- Kilit
- Coordinates: 38°52′53″N 46°07′58″E﻿ / ﻿38.88139°N 46.13278°E
- Country: Azerbaijan
- Autonomous republic: Nakhchivan
- District: Ordubad
- Time zone: UTC+4 (AZT)

= Kilit, Ordubad =

Kilit is a village and municipality in the Ordubad District of Nakhichevan, Azerbaijan. It is located in the left side of the Nakhichevan-Baku railway, 16 km in the south-east from the district center. At present, there is no population in the village.

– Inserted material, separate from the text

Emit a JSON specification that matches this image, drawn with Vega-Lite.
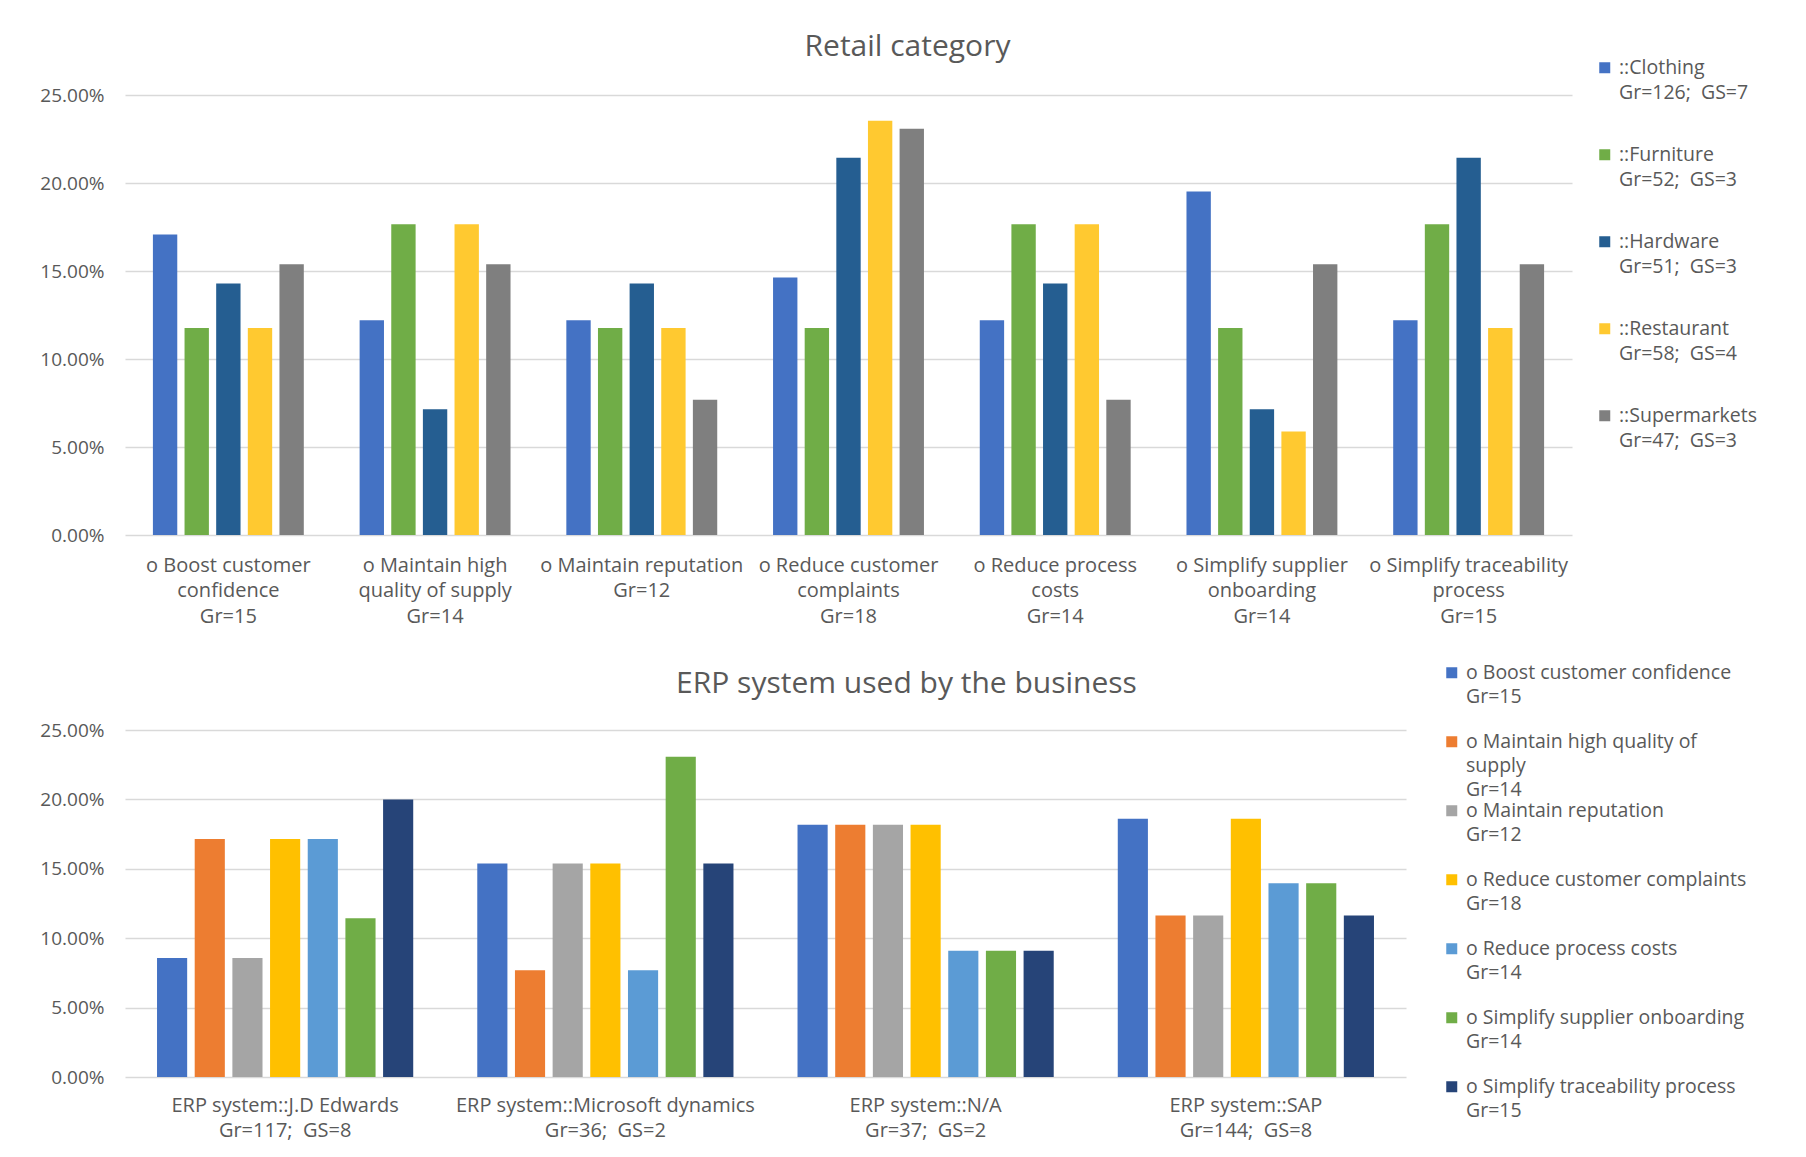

It is the provenance and namesake of the Kilit language—one of several native Iranian languages of the Azerbaijani people, such as Old Azeri—until the eventual linguistic and cultural Turkification of the area.

==History==
In the southeast of Kilit village, surrounded on all sides by steep slopes of the mountain and valleys, are karst caves with stalactites in their corridors and halls. The remains of the cultural layer which were found at the entrance of the caves show that the caves were ancient human settlements. Near Kilit, in the a place called Ul valley the ruins of the residence of the Middle Ages and grave monuments have been found.

In accordance of the decision of the Transcaucasian Central Executive Committee dated February 18, 1929, the village of Karchevan, together with nine other villages of the Nakhichevan ASSR, was ceded to the Armenian SSR. In addition, part of the territory of the Kilit village became part of Armenia in 1923.